A decision to allow a Timaru job seeker the right to see the CVs of people who beat him to a job could have wide reaching implications for employers and job seekers, says a leading law firm.
In 2012, Kevin Waters, then 62-years-old, applied for two positions at Alpine Energy - a company that Waters had worked for previously from 1975 to 2008, before he resigned.
Waters was interviewed for a maintenance job, where he was told he would not be interviewed for the other position because, "initial screening indicated that applications had been made by candidates better suited".
He then commenced proceedings under the Human Rights Act 1993 alleging age discrimination.
Employment law expert and partner at Minter Ellison Rudd Watts law firm, Jennifer Mills said employers are increasingly being caught in the middle of on-going tension between New Zealand's privacy laws and its employment and human rights laws.
"Given the lack of consideration being given to the principles of the Privacy Act, arguments of relevance may be the strongest base from which to defend an employer's non-disclosure decision," she said.

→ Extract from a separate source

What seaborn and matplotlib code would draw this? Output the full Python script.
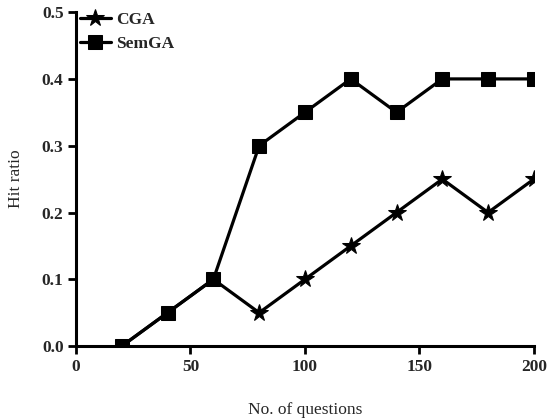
import matplotlib
matplotlib.use("Agg")
import matplotlib.pyplot as plt
import seaborn as sns
import pandas as pd

questions = [20, 40, 60, 80, 100, 120, 140, 160, 180, 200]
cga = [0.0, 0.05, 0.10, 0.05, 0.10, 0.15, 0.20, 0.25, 0.20, 0.25]
semga = [0.0, 0.05, 0.10, 0.30, 0.35, 0.40, 0.35, 0.40, 0.40, 0.40]
x_ticks = [0, 50, 100, 150, 200]
y_ticks = [0.0, 0.1, 0.2, 0.3, 0.4, 0.5]

sns.set_style("ticks")
plt.rcParams['font.family'] = ['Liberation Serif', 'DejaVu Serif']

fig = plt.figure(figsize=(5.47, 4.18), dpi=100)
ax = fig.add_axes([0.139, 0.172, 0.837, 0.799])

df_c = pd.DataFrame({"x": questions, "y": cga})
df_s = pd.DataFrame({"x": questions, "y": semga})

sns.lineplot(data=df_c, x="x", y="y", ax=ax, color="black", lw=2.3,
             marker="*", markersize=13, markeredgecolor="black", label="CGA",
             markevery=list(range(3, len(questions))))
sns.lineplot(data=df_s, x="x", y="y", ax=ax, color="black", lw=2.3,
             marker="s", markersize=9.5, markeredgecolor="black", label="SemGA")

ax.set_xlim(0, 200)
ax.set_ylim(0, 0.5)
ax.set_xticks(x_ticks)
ax.set_yticks(y_ticks)
ax.set_xticklabels([str(t) for t in x_ticks], fontsize=12.5, fontweight="bold")
ax.set_yticklabels([f"{t:.1f}" for t in y_ticks], fontsize=12.5, fontweight="bold")
ax.set_xlabel("No. of questions", fontsize=12.5, labelpad=20)
ax.set_ylabel("Hit ratio", fontsize=12.5, labelpad=13)

for s in ["top", "right"]:
    ax.spines[s].set_visible(False)
for s in ["left", "bottom"]:
    ax.spines[s].set_linewidth(2.2)
    ax.spines[s].set_color("black")
ax.tick_params(axis="both", width=2, length=6, color="black", direction="out", pad=3)

leg = ax.legend(loc="upper left", bbox_to_anchor=(0.008, 1.0), frameon=False,
                fontsize=12.5, handlelength=1.8, handletextpad=0.3, labelspacing=0.45,
                borderaxespad=0.0, borderpad=0.0)
for t in leg.get_texts():
    t.set_fontweight("bold")

fig.savefig("out.png", dpi=100)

The Human Rights Review Tribunal made a discovery order asking Alpine Energy to release a summary of job applications, a summary of the recruitment firm's referee checking, as well as emails and telephone conversation notes between the energy firm and lawyers.
Alpine Energy argued that providing such information would harm the free flow of evaluative material from job seekers.
These summaries may hold extremely sensitive and personal information, such as the results of criminal or credit checks, or personal health issues, Mills said.
But the Tribunal noted there was no evidence that providing this information would harm the free flow of information between a prospective employee, prospective employer and referees.
"The impact of this decision on the forthrightness of candidates applying for positions, and on referees providing comprehensive, free and frank feedback, could be substantial."
"Employers should think carefully about the information that they record during the recruitment process, particularly in relation to evaluative material and subjective comments and ensure that they are comfortable about such information being disclosed," Mills said.
Job seekers now need to be prepared for the possibility that their personal information my be disclosed to others.
"Applicants should consider stating expressly, as part of the recruitment process, that they do not consent to the disclosure of their personal information," Mills said.
A four day hearing has been set out in Timaru for Waters' case once all the documents, and evidence have been filed.